The trial began Monday in federal court in Seattle.

The plaintiffs contend that dust and particles from coal trains falling into water bodies are a violation of the federal Clean Water Act.

BNSF, in a news release, said its loading rule for coal shippers using its tracks out of the Powder River Basin in Montana and Wyoming “virtually eliminates any issues with coal dust – both at the mines and in the Pacific Northwest.”

The rule includes a requirement that coal loads be shaped to reduce wind action on the surface of the load, which also is sealed with a topping agent.

“We are confident in our legal arguments and the truth is that BNSF has been at the forefront of coal dust research for more than a decade,” the company said in the release.
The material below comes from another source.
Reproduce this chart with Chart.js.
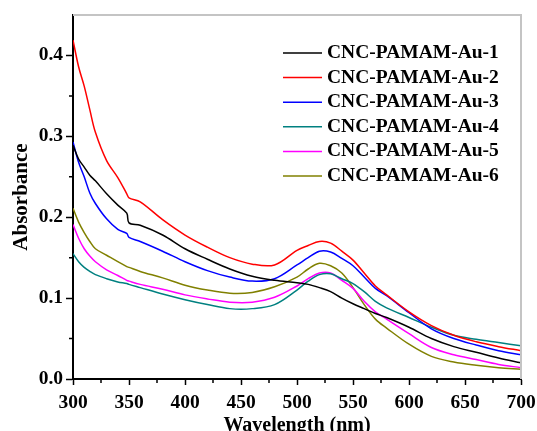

BNSF operates in 28 states and three Canadian provinces.

Environmentalists contend coal dust and coal pieces blowing and falling from trains into some 75 waterways along the BNSF tracks through the Columbia River Gorge, to Seattle and north to British Columbia, violate the federal Clean Water Act.

The statewide case, filed in 2013, was brought by the Puget Sound Waterkeeper Alliance, Columbia Riverkeeper, Spokane Riverkeeper and the Sierra Club, as well as the National Resources Defense Council and other environmental groups.

Because the case seeks to show foreign material that go into the water with no discharge permit is a violation of the Clean Water Act, the ruling could have implications for other loads and other railroads.

“It could be grain, it could be gravel,” said Chris Wilke of the Puget Soundkeeper Alliance.

The trial is proceeding at the same time as consideration is underway of the proposed Millennium Bulk Terminals bulk coal-loading facility in Longview, Washington, that is intended to supply coal to Asian markets. If approved, it would be the largest such facility in the nation.

A draft environmental-impact statement by the state Department of Ecology reports the terminal would result in 16 more coal trains a day through Washington.

Burning that coal would add carbon dioxide to the atmosphere – a primary cause of global warming – in an amount equivalent to adding more than 672,000 cars a year to the road, according to the environmental impact statement.